* _WHAT IS EXPECTED_
Provide an exact copy of the data, excluding the images.

* _DATASET EXTRACT_
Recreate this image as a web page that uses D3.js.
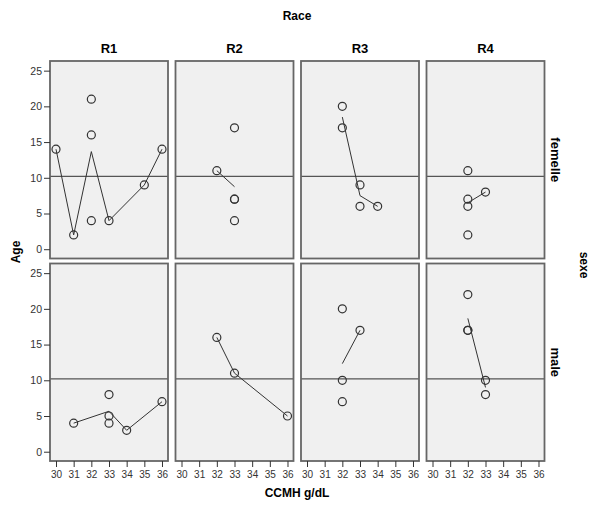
<!DOCTYPE html>
<html>
<head>
<meta charset="utf-8">
<script src="https://cdn.jsdelivr.net/npm/d3@7"></script>
<style>
  body { margin: 0; background: #fff; }
  text { font-family: Arial, "Liberation Sans", sans-serif; }
</style>
</head>
<body>
<svg id="chart" width="594" height="511"></svg>
<script>

// Data

var races = ["R1", "R2", "R3", "R4"],
    sexes = ["femelle", "male"],
    xTicks = [30, 31, 32, 33, 34, 35, 36],
    yTicks = [0, 5, 10, 15, 20, 25],
    refAge = 10.2;

// [CCMH, Age] for each sex / race cell
var femelleR1 = [[30, 14], [31, 2], [32, 21], [32, 16], [32, 4], [33, 4], [35, 9], [36, 14]],
    femelleR2 = [[32, 11], [33, 17], [33, 7], [33, 7], [33, 4]],
    femelleR3 = [[32, 20], [32, 17], [33, 9], [33, 6], [34, 6]],
    femelleR4 = [[32, 11], [32, 7], [32, 6], [32, 2], [33, 8]],
    maleR1 = [[31, 4], [33, 8], [33, 5], [33, 4], [34, 3], [36, 7]],
    maleR2 = [[32, 16], [33, 11], [36, 5]],
    maleR3 = [[32, 20], [32, 10], [32, 7], [33, 17]],
    maleR4 = [[32, 22], [32, 17], [32, 17], [33, 10], [33, 8]];

var cells = {
  femelle: [femelleR1, femelleR2, femelleR3, femelleR4],
  male: [maleR1, maleR2, maleR3, maleR4]
};

// Layout

var panelW = 118,
    panelStep = 125.5,
    left = 50,
    rowTop = [61, 263.5],
    panelH = 197.5;

var svg = d3.select("#chart");

var x = d3.scaleLinear().domain([29.66, 36.34]).range([0, panelW]),
    y = d3.scaleLinear().domain([-1.3, 26.35]).range([panelH, 0]);

var line = d3.line()
  .x(function(d) { return x(d[0]); })
  .y(function(d) { return y(d[1]); });

sexes.forEach(function(sex, r) {
  races.forEach(function(race, c) {
    var pts = cells[sex][c];
    var g = svg.append("g")
      .attr("transform", "translate(" + (left + c * panelStep) + "," + rowTop[r] + ")");

    g.append("rect")
      .attr("width", panelW)
      .attr("height", panelH)
      .style("fill", "#f0f0f0");

    // mean age for each CCMH value
    var means = d3.rollups(pts, function(v) { return d3.mean(v, function(d) { return d[1]; }); },
        function(d) { return d[0]; })
      .sort(function(a, b) { return a[0] - b[0]; });

    g.append("line")
      .attr("x1", 0).attr("x2", panelW)
      .attr("y1", y(refAge)).attr("y2", y(refAge))
      .style("stroke", "#555")
      .style("stroke-width", 1.3);

    g.append("path")
      .datum(means)
      .attr("d", line)
      .style("fill", "none")
      .style("stroke", "#333")
      .style("stroke-width", 1);

    g.selectAll("circle")
      .data(pts)
      .enter()
      .append("circle")
      .attr("cx", function(d) { return x(d[0]); })
      .attr("cy", function(d) { return y(d[1]); })
      .attr("r", 4)
      .style("fill", "none")
      .style("stroke", "#333")
      .style("stroke-width", 1.2);

    g.append("rect")
      .attr("width", panelW)
      .attr("height", panelH)
      .style("fill", "none")
      .style("stroke", "#666")
      .style("stroke-width", 1.8);

    // y axis on first column
    if (c === 0) {
      var ya = g.append("g")
        .call(d3.axisLeft(y).tickValues(yTicks).tickFormat(d3.format("d")).tickSize(6).tickPadding(2));
      ya.select(".domain").remove();
      ya.selectAll("line").style("stroke", "#333");
      ya.selectAll("text").style("font-size", "10.5px").style("fill", "#333")
        .style("font-family", "Arial, 'Liberation Sans', sans-serif");
    }

    // x axis on bottom row
    if (r === 1) {
      var xa = g.append("g")
        .attr("transform", "translate(0," + panelH + ")")
        .call(d3.axisBottom(x).tickValues(xTicks).tickFormat(d3.format("d")).tickSize(6).tickPadding(4));
      xa.select(".domain").remove();
      xa.selectAll("line").style("stroke", "#333");
      xa.selectAll("text").style("font-size", "10px").style("fill", "#333")
        .style("font-family", "Arial, 'Liberation Sans', sans-serif");
    }

    // column titles
    if (r === 0) {
      g.append("text")
        .attr("x", panelW / 2)
        .attr("y", -8)
        .style("text-anchor", "middle")
        .style("font-size", "13px")
        .style("font-weight", "bold")
        .text(race);
    }

    // row titles
    if (c === races.length - 1) {
      g.append("text")
        .attr("transform", "translate(" + (panelW + 6) + "," + (panelH / 2) + ") rotate(90)")
        .style("text-anchor", "middle")
        .style("font-size", "13px")
        .style("font-weight", "bold")
        .text(sex);
    }
  });
});

// Outer titles

svg.append("text")
  .attr("x", 297).attr("y", 20)
  .style("text-anchor", "middle")
  .style("font-size", "12px")
  .style("font-weight", "bold")
  .text("Race");

svg.append("text")
  .attr("x", 297).attr("y", 497)
  .style("text-anchor", "middle")
  .style("font-size", "12px")
  .style("font-weight", "bold")
  .text("CCMH g/dL");

svg.append("text")
  .attr("transform", "translate(20,252) rotate(-90)")
  .style("text-anchor", "middle")
  .style("font-size", "12px")
  .style("font-weight", "bold")
  .text("Age");

svg.append("text")
  .attr("transform", "translate(580,265) rotate(90)")
  .style("text-anchor", "middle")
  .style("font-size", "12px")
  .style("font-weight", "bold")
  .text("sexe");

</script>
</body>
</html>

* _TASK OUTPUT_
Recreate this image as a web page that uses D3.js.
<!DOCTYPE html>
<html>
<head>
<meta charset="utf-8">
<script src="https://cdn.jsdelivr.net/npm/d3@7"></script>
<style>
  body { margin: 0; background: #fff; }
  text { font-family: Arial, "Liberation Sans", sans-serif; }
</style>
</head>
<body>
<svg id="chart" width="594" height="511"></svg>
<script>

// Data

var races = ["R1", "R2", "R3", "R4"],
    sexes = ["femelle", "male"],
    xTicks = [30, 31, 32, 33, 34, 35, 36],
    yTicks = [0, 5, 10, 15, 20, 25],
    refAge = 10.2;

// [CCMH, Age] for each sex / race cell
var femelleR1 = [[30, 14], [31, 2], [32, 21], [32, 16], [32, 4], [33, 4], [35, 9], [36, 14]],
    femelleR2 = [[32, 11], [33, 17], [33, 7], [33, 7], [33, 4]],
    femelleR3 = [[32, 20], [32, 17], [33, 9], [33, 6], [34, 6]],
    femelleR4 = [[32, 11], [32, 7], [32, 6], [32, 2], [33, 8]],
    maleR1 = [[31, 4], [33, 8], [33, 5], [33, 4], [34, 3], [36, 7]],
    maleR2 = [[32, 16], [33, 11], [36, 5]],
    maleR3 = [[32, 20], [32, 10], [32, 7], [33, 17]],
    maleR4 = [[32, 22], [32, 17], [32, 17], [33, 10], [33, 8]];

var cells = {
  femelle: [femelleR1, femelleR2, femelleR3, femelleR4],
  male: [maleR1, maleR2, maleR3, maleR4]
};

// Layout

var panelW = 118,
    panelStep = 125.5,
    left = 50,
    rowTop = [61, 263.5],
    panelH = 197.5;

var svg = d3.select("#chart");

var x = d3.scaleLinear().domain([29.66, 36.34]).range([0, panelW]),
    y = d3.scaleLinear().domain([-1.3, 26.35]).range([panelH, 0]);

var line = d3.line()
  .x(function(d) { return x(d[0]); })
  .y(function(d) { return y(d[1]); });

sexes.forEach(function(sex, r) {
  races.forEach(function(race, c) {
    var pts = cells[sex][c];
    var g = svg.append("g")
      .attr("transform", "translate(" + (left + c * panelStep) + "," + rowTop[r] + ")");

    g.append("rect")
      .attr("width", panelW)
      .attr("height", panelH)
      .style("fill", "#f0f0f0");

    // mean age for each CCMH value
    var means = d3.rollups(pts, function(v) { return d3.mean(v, function(d) { return d[1]; }); },
        function(d) { return d[0]; })
      .sort(function(a, b) { return a[0] - b[0]; });

    g.append("line")
      .attr("x1", 0).attr("x2", panelW)
      .attr("y1", y(refAge)).attr("y2", y(refAge))
      .style("stroke", "#555")
      .style("stroke-width", 1.3);

    g.append("path")
      .datum(means)
      .attr("d", line)
      .style("fill", "none")
      .style("stroke", "#333")
      .style("stroke-width", 1);

    g.selectAll("circle")
      .data(pts)
      .enter()
      .append("circle")
      .attr("cx", function(d) { return x(d[0]); })
      .attr("cy", function(d) { return y(d[1]); })
      .attr("r", 4)
      .style("fill", "none")
      .style("stroke", "#333")
      .style("stroke-width", 1.2);

    g.append("rect")
      .attr("width", panelW)
      .attr("height", panelH)
      .style("fill", "none")
      .style("stroke", "#666")
      .style("stroke-width", 1.8);

    // y axis on first column
    if (c === 0) {
      var ya = g.append("g")
        .call(d3.axisLeft(y).tickValues(yTicks).tickFormat(d3.format("d")).tickSize(6).tickPadding(2));
      ya.select(".domain").remove();
      ya.selectAll("line").style("stroke", "#333");
      ya.selectAll("text").style("font-size", "10.5px").style("fill", "#333")
        .style("font-family", "Arial, 'Liberation Sans', sans-serif");
    }

    // x axis on bottom row
    if (r === 1) {
      var xa = g.append("g")
        .attr("transform", "translate(0," + panelH + ")")
        .call(d3.axisBottom(x).tickValues(xTicks).tickFormat(d3.format("d")).tickSize(6).tickPadding(4));
      xa.select(".domain").remove();
      xa.selectAll("line").style("stroke", "#333");
      xa.selectAll("text").style("font-size", "10px").style("fill", "#333")
        .style("font-family", "Arial, 'Liberation Sans', sans-serif");
    }

    // column titles
    if (r === 0) {
      g.append("text")
        .attr("x", panelW / 2)
        .attr("y", -8)
        .style("text-anchor", "middle")
        .style("font-size", "13px")
        .style("font-weight", "bold")
        .text(race);
    }

    // row titles
    if (c === races.length - 1) {
      g.append("text")
        .attr("transform", "translate(" + (panelW + 6) + "," + (panelH / 2) + ") rotate(90)")
        .style("text-anchor", "middle")
        .style("font-size", "13px")
        .style("font-weight", "bold")
        .text(sex);
    }
  });
});

// Outer titles

svg.append("text")
  .attr("x", 297).attr("y", 20)
  .style("text-anchor", "middle")
  .style("font-size", "12px")
  .style("font-weight", "bold")
  .text("Race");

svg.append("text")
  .attr("x", 297).attr("y", 497)
  .style("text-anchor", "middle")
  .style("font-size", "12px")
  .style("font-weight", "bold")
  .text("CCMH g/dL");

svg.append("text")
  .attr("transform", "translate(20,252) rotate(-90)")
  .style("text-anchor", "middle")
  .style("font-size", "12px")
  .style("font-weight", "bold")
  .text("Age");

svg.append("text")
  .attr("transform", "translate(580,265) rotate(90)")
  .style("text-anchor", "middle")
  .style("font-size", "12px")
  .style("font-weight", "bold")
  .text("sexe");

</script>
</body>
</html>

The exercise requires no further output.